Trees (re-edited)

... it begins with a complete sentence if we're lucky, but often only a phrase...

I.

In an age of abundance such as our own, that which continues to exacerbate the already-engrossed expansion of seemingly every area of communal life and private, external action and internal reflection, nothing can be truly vital; vitality which requires for its animation a tragic appreciation of life which, though we wish it were not so, is the only sensibility that imbues man with the power to bless his own existence with its most transcendent potentiality.

Absent of such sensibility, modern man cannot help but bumble through the everyday catastrophe of abundance like a perpetual drunkard, having always at arm’s length a ready glass of delusion to slake his ever-present fear of death and decline; Death whom he, in fact, dishonors by his own willful neglect and apparent innocence thereto and with; Death which – in order to be prevented from influencing a man too unreasonably – must each day be acknowledged in at least some small measure by allowing oneself to feel the pain of alienation inherent to the subjective experience of bodily life; Life, too, which is most properly hallowed through the respect and fear paid to its opposite; Life which cannot even be obliquely understood without an emotional investment in the imminence of its end.

II.

More vital and productive work can be accomplished in twenty minutes of an irrational ontological state than an entire day spent in an emotionless, feelingless, obligatory soundness of mind, the standardized sort which is applied when one thoughtlessly accepts the external concerns that society mandates one ought to have or should, those which are always reinforced by the expectations of one’s most significant other(s).

Given the productive output usually associated with irrationality – that which is sometimes mistaken for mania or “creative genius” – it would thus make “reasonable” sense to direct a disproportionate amount of one’s time and effort towards pursuing, if not outright inducing, those conditions that might allow for the enthusiasm and self-possession of what in time’s past would have been mistaken for a god, or at least an incomprehensible force gifted from nature’s own bosom.

III.

What a conundrum the sentiments we’re forced to hold against ourselves: here, when a man thinks lowly and self-deprecatingly of his spiritual stature we encourage him to his inherent divinity and worth, while there, when he actually does confess his hidden godliness, we condemn him for his pride, arrogance and outright stupidity.

Such is the ceaseless ontologic struggle a man perpetually finds himself, that which sees him raise in a single breath the tenor of his emotional heights above the peaks of Olympus, and in the next exhalation his tragic plummet to darkest earth: man an endless reiteration of the angels’ rebellion against God and their subsequent banishment from the glories of His presence.

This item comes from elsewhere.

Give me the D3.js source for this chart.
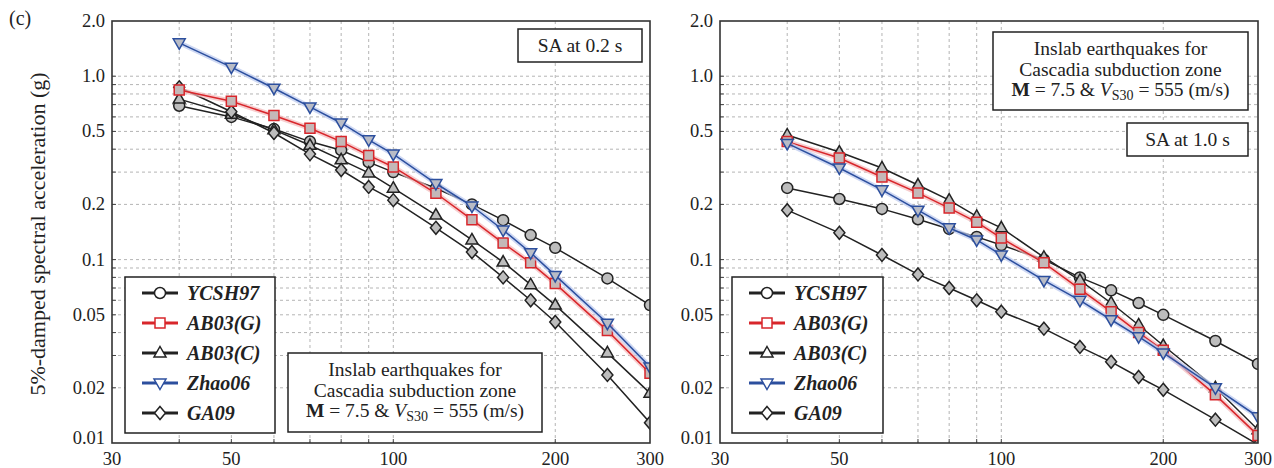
<!DOCTYPE html>
<html lang="en">
<head>
<meta charset="UTF-8">
<title>SA attenuation - inslab Cascadia</title>
<style>
    html, body { margin: 0; background: #fff; }
    svg { display: block; }
    text { font-family: "Liberation Serif", "Times New Roman", serif; fill: #222; }
    .grid line { stroke: #b4b4b4; stroke-width: 1; stroke-dasharray: 3,3; }
    .frame { fill: none; stroke: #333; stroke-width: 1.6; }
    .tick-label { font-size: 18.5px; }
    .legend-label { font-size: 20px; font-weight: bold; font-style: italic; }
    .note { font-size: 19.5px; }
</style>
</head>
<body>
<main></main>
<script src="https://d3js.org/d3.v7.min.js"></script>
<script>
// - - - - - - - - - -
// data
// - - - - - - - - - -
const distances = [40, 50, 60, 70, 80, 90, 100, 120, 140, 160, 180, 200, 250, 300];
const modelNames = ['YCSH97', 'AB03(G)', 'AB03(C)', 'Zhao06', 'GA09'];

// SA at 0.2 s
const sa02_YCSH97 = [0.69, 0.60, 0.515, 0.44, 0.395, 0.34, 0.30, 0.245, 0.20, 0.164, 0.136, 0.116, 0.079, 0.0565];
const sa02_AB03G  = [0.84, 0.73, 0.61, 0.52, 0.44, 0.37, 0.32, 0.23, 0.165, 0.123, 0.096, 0.074, 0.041, 0.024];
const sa02_AB03C  = [0.75, 0.62, 0.51, 0.42, 0.35, 0.297, 0.245, 0.175, 0.128, 0.097, 0.073, 0.0565, 0.031, 0.0187];
const sa02_Zhao06 = [1.52, 1.12, 0.86, 0.68, 0.556, 0.45, 0.376, 0.26, 0.196, 0.145, 0.109, 0.082, 0.045, 0.026];
const sa02_GA09   = [0.87, 0.64, 0.49, 0.376, 0.308, 0.249, 0.211, 0.149, 0.11, 0.080, 0.060, 0.0457, 0.0235, 0.0129];

// SA at 1.0 s
const sa10_YCSH97 = [0.246, 0.214, 0.189, 0.166, 0.147, 0.133, 0.12, 0.10, 0.080, 0.068, 0.058, 0.050, 0.036, 0.027];
const sa10_AB03G  = [0.44, 0.358, 0.282, 0.231, 0.191, 0.160, 0.131, 0.096, 0.069, 0.052, 0.040, 0.032, 0.0183, 0.011];
const sa10_AB03C  = [0.478, 0.386, 0.316, 0.255, 0.211, 0.172, 0.149, 0.103, 0.077, 0.058, 0.044, 0.034, 0.020, 0.0118];
const sa10_Zhao06 = [0.43, 0.316, 0.24, 0.186, 0.149, 0.128, 0.106, 0.077, 0.060, 0.047, 0.038, 0.031, 0.020, 0.0139];
const sa10_GA09   = [0.186, 0.140, 0.106, 0.083, 0.070, 0.060, 0.052, 0.042, 0.0334, 0.0277, 0.0229, 0.0195, 0.0134, 0.0098];

const xTicks = [30, 50, 100, 200, 300];
const yTicks = [2.0, 1.0, 0.5, 0.2, 0.1, 0.05, 0.02, 0.01];
const yTickLabels = ['2.0', '1.0', '0.5', '0.2', '0.1', '0.05', '0.02', '0.01'];
const xGrid = [40, 50, 60, 70, 80, 90, 100, 200];
const yGrid = [0.02, 0.03, 0.04, 0.05, 0.06, 0.07, 0.08, 0.09,
               0.1, 0.2, 0.3, 0.4, 0.5, 0.6, 0.7, 0.8, 0.9, 1.0];

!(function () {
    'use strict';

    let svg;
    const canvas = { width: 1274, height: 468 };
    const top = 21, bottom = 443;

    // marker / line style per model
    const styles = {
        'YCSH97':  { shape: 'circle',   line: '#222', edge: '#222', fill: '#bdbdbd' },
        'AB03(G)': { shape: 'square',   line: '#d8262b', edge: '#d8262b', fill: '#c4b8b8', halo: '#f4b9bb' },
        'AB03(C)': { shape: 'triUp',    line: '#222', edge: '#222', fill: '#bdbdbd' },
        'Zhao06':  { shape: 'triDown',  line: '#2c4f9e', edge: '#2c4f9e', fill: '#b9bcc6', halo: '#b9c8ee' },
        'GA09':    { shape: 'diamond',  line: '#222', edge: '#222', fill: '#bdbdbd' }
    };
    const drawOrder = ['YCSH97', 'AB03(C)', 'GA09', 'AB03(G)', 'Zhao06'];

    /** path for a marker shape centred on 0,0 */
    function markerPath(shape) {
        switch (shape) {
            case 'square': return 'M-5,-5H5V5H-5Z';
            case 'triUp': return 'M0,-6.5L6,4L-6,4Z';
            case 'triDown': return 'M0,6.5L6,-4L-6,-4Z';
            case 'diamond': return 'M0,-6.5L5.5,0L0,6.5L-5.5,0Z';
            default: return '';
        }
    }

    function appendMarker(g, st, x, y, fill) {
        if (st.shape === 'circle') {
            g.append('circle').attr('cx', x).attr('cy', y).attr('r', 5.5)
                .attr('fill', fill).attr('stroke', st.edge).attr('stroke-width', 1.5);
        } else {
            g.append('path').attr('d', markerPath(st.shape))
                .attr('transform', 'translate(' + x + ',' + y + ')')
                .attr('fill', fill).attr('stroke', st.edge).attr('stroke-width', 1.5);
        }
    }

    function setSvg() {
        svg = d3.select('main').append('svg')
            .attr('width', canvas.width)
            .attr('height', canvas.height);
    }

    /** one panel: frame, grid, ticks, curves */
    function drawPanel(opt) {
        const x = d3.scaleLog().domain([30, 300]).range([opt.left, opt.right]);
        const y = d3.scaleLog().domain([0.01, 2.0]).range([bottom, top]);
        const g = svg.append('g');
        const clipId = 'clip-' + opt.id;

        g.append('clipPath').attr('id', clipId)
            .append('rect').attr('x', opt.left).attr('y', top)
            .attr('width', opt.right - opt.left).attr('height', bottom - top);

        // grid
        const grid = g.append('g').attr('class', 'grid');
        grid.selectAll('.gx').data(xGrid).enter().append('line')
            .attr('x1', d => x(d)).attr('x2', d => x(d))
            .attr('y1', top).attr('y2', bottom);
        grid.selectAll('.gy').data(yGrid).enter().append('line')
            .attr('x1', opt.left).attr('x2', opt.right)
            .attr('y1', d => y(d)).attr('y2', d => y(d));

        // small inward ticks on the bottom and left axes
        g.selectAll('.tx').data(xGrid).enter().append('line')
            .attr('x1', d => x(d)).attr('x2', d => x(d))
            .attr('y1', bottom).attr('y2', bottom - 4)
            .attr('stroke', '#444').attr('stroke-width', 1);
        g.selectAll('.ty').data(yGrid).enter().append('line')
            .attr('x1', opt.left).attr('x2', opt.left + 4)
            .attr('y1', d => y(d)).attr('y2', d => y(d))
            .attr('stroke', '#444').attr('stroke-width', 1);

        // tick labels
        g.selectAll('.yl').data(yTicks).enter().append('text')
            .attr('class', 'tick-label')
            .attr('x', opt.left - 7)
            .attr('y', (d, i) => y(d) + (i === yTicks.length - 1 ? 1 : 6))
            .attr('text-anchor', 'end')
            .text((d, i) => yTickLabels[i]);
        g.selectAll('.xl').data(xTicks).enter().append('text')
            .attr('class', 'tick-label')
            .attr('x', d => x(d))
            .attr('y', 465)
            .attr('text-anchor', 'middle')
            .text(d => d);

        // curves
        const line = d3.line().x((d, i) => x(distances[i])).y(d => y(d));
        const curves = g.append('g').attr('clip-path', 'url(#' + clipId + ')');
        drawOrder.forEach(function (name) {
            const st = styles[name];
            const vals = opt.series[name];
            if (st.halo) {
                curves.append('path').attr('d', line(vals)).attr('fill', 'none')
                    .attr('stroke', st.halo).attr('stroke-width', 5).attr('opacity', 0.7);
            }
            curves.append('path').attr('d', line(vals)).attr('fill', 'none')
                .attr('stroke', st.line).attr('stroke-width', 1.5);
            vals.forEach(function (v, i) {
                appendMarker(curves, st, x(distances[i]), y(v), st.fill);
            });
        });

        // frame
        g.append('rect').attr('class', 'frame')
            .attr('x', opt.left).attr('y', top)
            .attr('width', opt.right - opt.left).attr('height', bottom - top);
    }

    function drawLegend(x0, y0, w, h) {
        const g = svg.append('g');
        g.append('rect').attr('x', x0).attr('y', y0).attr('width', w).attr('height', h)
            .attr('fill', '#fff').attr('stroke', '#222').attr('stroke-width', 1.5);
        const rowY = d3.scalePoint().domain(modelNames).range([y0 + 16, y0 + h - 20]);
        modelNames.forEach(function (name) {
            const st = styles[name];
            const yy = rowY(name);
            g.append('line').attr('x1', x0 + 17).attr('x2', x0 + 53)
                .attr('y1', yy).attr('y2', yy)
                .attr('stroke', st.line).attr('stroke-width', 3);
            appendMarker(g, st, x0 + 35, yy, '#fff');
            g.append('text').attr('class', 'legend-label')
                .attr('x', x0 + 62).attr('y', yy + 7)
                .text(name);
        });
    }

    function drawNoteBox(x0, y0, w, h, lines) {
        const g = svg.append('g');
        g.append('rect').attr('x', x0).attr('y', y0).attr('width', w).attr('height', h)
            .attr('fill', '#fff').attr('stroke', '#222').attr('stroke-width', 1.5);
        const cx = x0 + w / 2;
        lines.forEach(function (ln, i) {
            const t = g.append('text').attr('class', 'note')
                .attr('x', cx).attr('y', lines.length === 1 ? y0 + h / 2 + 6.5 : y0 + 23 + i * 20.5)
                .attr('text-anchor', 'middle');
            if (ln === 'M') {
                t.append('tspan').attr('font-weight', 'bold').text('M');
                t.append('tspan').text(' = 7.5 & ');
                t.append('tspan').attr('font-style', 'italic').text('V');
                t.append('tspan').attr('font-size', '14px').attr('dy', 4).text('S30');
                t.append('tspan').attr('dy', -4).text(' = 555 (m/s)');
            } else {
                t.text(ln);
            }
        });
    }

    function drawLabels() {
        svg.append('text').attr('x', 9).attr('y', 25)
            .style('font-size', '20px').text('(c)');
        svg.append('text')
            .attr('transform', 'translate(45,234) rotate(-90)')
            .attr('text-anchor', 'middle')
            .style('font-size', '22px')
            .text('5%-damped spectral acceleration (g)');
    }

    function main() {
        setSvg();
        drawPanel({
            id: 'a', left: 112, right: 650,
            series: { 'YCSH97': sa02_YCSH97, 'AB03(G)': sa02_AB03G, 'AB03(C)': sa02_AB03C,
                      'Zhao06': sa02_Zhao06, 'GA09': sa02_GA09 }
        });
        drawPanel({
            id: 'b', left: 720, right: 1258,
            series: { 'YCSH97': sa10_YCSH97, 'AB03(G)': sa10_AB03G, 'AB03(C)': sa10_AB03C,
                      'Zhao06': sa10_Zhao06, 'GA09': sa10_GA09 }
        });
        drawLegend(125, 277, 150, 156);
        drawLegend(732, 277, 151, 156);
        drawNoteBox(288, 353, 254, 79, ['Inslab earthquakes for', 'Cascadia subduction zone', 'M']);
        drawNoteBox(518, 29, 124, 33, ['SA at 0.2 s']);
        drawNoteBox(993, 32, 255, 78, ['Inslab earthquakes for', 'Cascadia subduction zone', 'M']);
        drawNoteBox(1127, 123, 121, 33, ['SA at 1.0 s']);
        drawLabels();
    }

    window.addEventListener('load', main);
}());
</script>
</body>
</html>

Rebellion. Banishment. Rebellion. Banishment. Up and down. Up and down: that we may know the truth of ourselves and yet be kept from it with all manner of psychological ruthlessness. The higher the height, the more pitched and violent the fall; the greater the contrast, the more palpable the truth and art that may arise therefrom.

Artistic achievement, therefore, is the manifestation of the degree one perceives, apprehends and thereafter actualizes one’s own omnipotence on the one hand, and his loathsome animality on the other.

Man who is this contrast, this degree, this art.

IV.

It begins with a complete sentence if we’re lucky, but often only a phrase, five words, three, maybe two. No matter its incompleteness, if it feels right it must be written down and then repeated again and again either silently or aloud so that through the writer’s quiet incantation an idea’s varied forks may be revealed to his ever-pensive feet, to include even the stone-tombed sword with which he may hack away with utmost ferocity the brush and bramble that always blocks the way to any worthy mental end; that End which, in my case anyway, seems to require a certain number of semi-colons and dashes, a litany of commas and the usual colon: each syntactic element working tirelessly for that blessed culmination which always seems a few extenuating words out of linguistic reach.

Often when the end does come, having so exhausted the standardized protocols of grammar and diction my inherited tongue, I find myself mired in the same obscure and ambiguous state in which I started, requiring yet again more words, more incantations, swords, more “no’s” and “yes’s”, more maybes, probablies, not reallies, perhapses.

Does it make sense given where we’ve started? Does it matter? Does it need to?

Knowing full well I’ll never escape the ever-thickening wood, my only solace is found in the height and gentle swaying of all these ancient trees.